# David Dickson on deacons and ruling elders



## Reformed Covenanter (May 18, 2021)

Commenting on 1 Corinthians 12:28, David Dickson made the following remarks about deacons and ruling elders:

After this _sixthly,_ he names ordinary offices and gifts, _viz. helps,_ or the office of Deacons, whose work it was to see to the maintenance of Ministers, and the necessities of the Saints, and the dispensation of the public revenues of the Church: which office, though it may seem the meanest, it appears to be in no small account, and imposed not upon men of inferior rank, but upon those that were of tried fidelity, and the more able, or men of fairest estate, as _vers._ 22, 23, 24.

And that for the necessary use of it; for without the help of this office, the work of the Ministry would be much hindered, for had there not been helps or Deacons, who undertook the care of collecting the stipends, that the Ministers might more freely attend the work of the Lord: It is necessary that the Ministers with the Levites, _Nehem._ 13. to whom a designed portion was not given, should betake themselves to their fields, and their work, or secular businesses, and also to Law-suits, being debarred of their due allowance, they might lose their zeal of labouring in the Lord's Vineyard, or the fruit of their labours. ...
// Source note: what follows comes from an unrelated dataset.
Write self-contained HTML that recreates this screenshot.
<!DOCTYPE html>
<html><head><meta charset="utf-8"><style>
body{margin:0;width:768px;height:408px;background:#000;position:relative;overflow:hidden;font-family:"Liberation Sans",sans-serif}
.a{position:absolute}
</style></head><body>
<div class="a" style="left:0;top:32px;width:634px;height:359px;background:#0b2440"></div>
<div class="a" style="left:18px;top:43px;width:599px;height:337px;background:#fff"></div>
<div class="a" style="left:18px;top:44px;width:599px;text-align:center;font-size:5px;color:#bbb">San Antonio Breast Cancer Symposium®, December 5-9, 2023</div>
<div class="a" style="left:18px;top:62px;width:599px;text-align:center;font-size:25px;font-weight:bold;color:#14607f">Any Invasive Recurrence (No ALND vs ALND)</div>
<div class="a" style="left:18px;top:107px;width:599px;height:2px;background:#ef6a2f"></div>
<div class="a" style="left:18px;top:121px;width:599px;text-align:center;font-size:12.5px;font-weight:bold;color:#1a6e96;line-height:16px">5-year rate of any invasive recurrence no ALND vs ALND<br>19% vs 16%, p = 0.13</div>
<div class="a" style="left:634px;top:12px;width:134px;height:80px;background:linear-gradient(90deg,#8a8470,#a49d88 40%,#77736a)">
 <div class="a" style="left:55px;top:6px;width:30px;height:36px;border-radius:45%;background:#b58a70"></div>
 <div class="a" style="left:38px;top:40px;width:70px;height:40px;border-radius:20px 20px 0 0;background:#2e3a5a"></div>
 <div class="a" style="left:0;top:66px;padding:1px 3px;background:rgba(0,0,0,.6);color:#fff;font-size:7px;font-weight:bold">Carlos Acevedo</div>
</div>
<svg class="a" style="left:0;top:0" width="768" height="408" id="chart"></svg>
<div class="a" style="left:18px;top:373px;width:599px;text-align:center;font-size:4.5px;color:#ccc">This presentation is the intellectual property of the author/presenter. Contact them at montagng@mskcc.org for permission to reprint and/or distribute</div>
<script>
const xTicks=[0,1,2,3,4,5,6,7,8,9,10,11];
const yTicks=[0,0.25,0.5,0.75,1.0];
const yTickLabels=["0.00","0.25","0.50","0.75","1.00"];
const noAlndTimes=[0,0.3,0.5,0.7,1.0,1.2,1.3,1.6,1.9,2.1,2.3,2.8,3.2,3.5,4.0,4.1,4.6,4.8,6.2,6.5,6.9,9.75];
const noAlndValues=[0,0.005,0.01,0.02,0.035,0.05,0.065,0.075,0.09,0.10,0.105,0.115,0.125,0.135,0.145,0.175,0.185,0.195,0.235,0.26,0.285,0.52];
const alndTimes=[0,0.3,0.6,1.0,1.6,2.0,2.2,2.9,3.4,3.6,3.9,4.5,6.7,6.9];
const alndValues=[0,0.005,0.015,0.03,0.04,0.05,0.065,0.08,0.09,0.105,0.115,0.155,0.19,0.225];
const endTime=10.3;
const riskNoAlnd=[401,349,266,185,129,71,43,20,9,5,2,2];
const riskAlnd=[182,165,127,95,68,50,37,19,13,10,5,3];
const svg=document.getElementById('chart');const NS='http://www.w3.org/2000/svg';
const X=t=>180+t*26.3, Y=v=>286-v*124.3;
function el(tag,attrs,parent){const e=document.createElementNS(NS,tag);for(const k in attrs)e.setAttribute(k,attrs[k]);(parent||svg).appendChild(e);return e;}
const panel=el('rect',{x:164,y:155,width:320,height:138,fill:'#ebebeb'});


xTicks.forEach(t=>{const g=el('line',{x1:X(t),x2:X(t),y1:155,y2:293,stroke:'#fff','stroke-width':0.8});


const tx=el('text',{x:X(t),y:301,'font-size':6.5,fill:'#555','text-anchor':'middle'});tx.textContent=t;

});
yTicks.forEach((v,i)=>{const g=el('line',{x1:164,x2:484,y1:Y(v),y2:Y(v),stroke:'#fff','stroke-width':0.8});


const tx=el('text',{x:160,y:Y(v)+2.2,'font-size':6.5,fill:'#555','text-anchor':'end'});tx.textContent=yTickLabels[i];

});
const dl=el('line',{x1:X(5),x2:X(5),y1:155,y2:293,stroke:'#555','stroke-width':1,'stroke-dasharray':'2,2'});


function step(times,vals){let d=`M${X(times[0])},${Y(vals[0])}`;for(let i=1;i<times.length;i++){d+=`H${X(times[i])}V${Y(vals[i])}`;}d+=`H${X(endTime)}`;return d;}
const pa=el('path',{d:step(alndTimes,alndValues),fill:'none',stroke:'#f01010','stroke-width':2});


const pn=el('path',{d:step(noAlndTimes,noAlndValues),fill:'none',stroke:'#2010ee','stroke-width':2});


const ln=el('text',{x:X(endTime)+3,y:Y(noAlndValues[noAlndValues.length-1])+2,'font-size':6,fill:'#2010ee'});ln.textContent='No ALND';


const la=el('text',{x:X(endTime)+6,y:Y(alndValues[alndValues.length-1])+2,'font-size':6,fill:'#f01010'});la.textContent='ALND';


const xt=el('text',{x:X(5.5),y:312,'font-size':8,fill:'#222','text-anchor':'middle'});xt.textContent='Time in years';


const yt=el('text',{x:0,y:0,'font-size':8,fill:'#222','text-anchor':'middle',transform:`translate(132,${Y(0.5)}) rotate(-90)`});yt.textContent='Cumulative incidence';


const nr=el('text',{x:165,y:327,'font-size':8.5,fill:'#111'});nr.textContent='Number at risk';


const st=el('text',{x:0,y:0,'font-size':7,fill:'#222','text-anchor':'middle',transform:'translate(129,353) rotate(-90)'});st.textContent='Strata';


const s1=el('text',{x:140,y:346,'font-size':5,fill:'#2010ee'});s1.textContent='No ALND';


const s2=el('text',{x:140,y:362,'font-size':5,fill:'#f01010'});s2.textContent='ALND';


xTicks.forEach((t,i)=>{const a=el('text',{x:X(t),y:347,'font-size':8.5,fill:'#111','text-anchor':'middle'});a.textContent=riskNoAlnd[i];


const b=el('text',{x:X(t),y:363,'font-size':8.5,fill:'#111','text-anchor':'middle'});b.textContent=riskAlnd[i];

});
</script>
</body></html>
For more, see David Dickson on deacons and ruling elders.

Reactions: Like 2


----------



## Jeri Tanner (May 19, 2021)

I had never considered this, that the duty of deacons includes seeing to the maintenance of their ministers. That adds even more sobriety to the office.

Reactions: Like 1


----------



## ZackF (May 19, 2021)

Jeri Tanner said:


> I had never considered this, that the duty of deacons includes seeing to the maintenance of their ministers. That adds even more sobriety to the office.


Yeah sometimes elders need a pan of Stouffer's lasagna too!

Reactions: Like 1


----------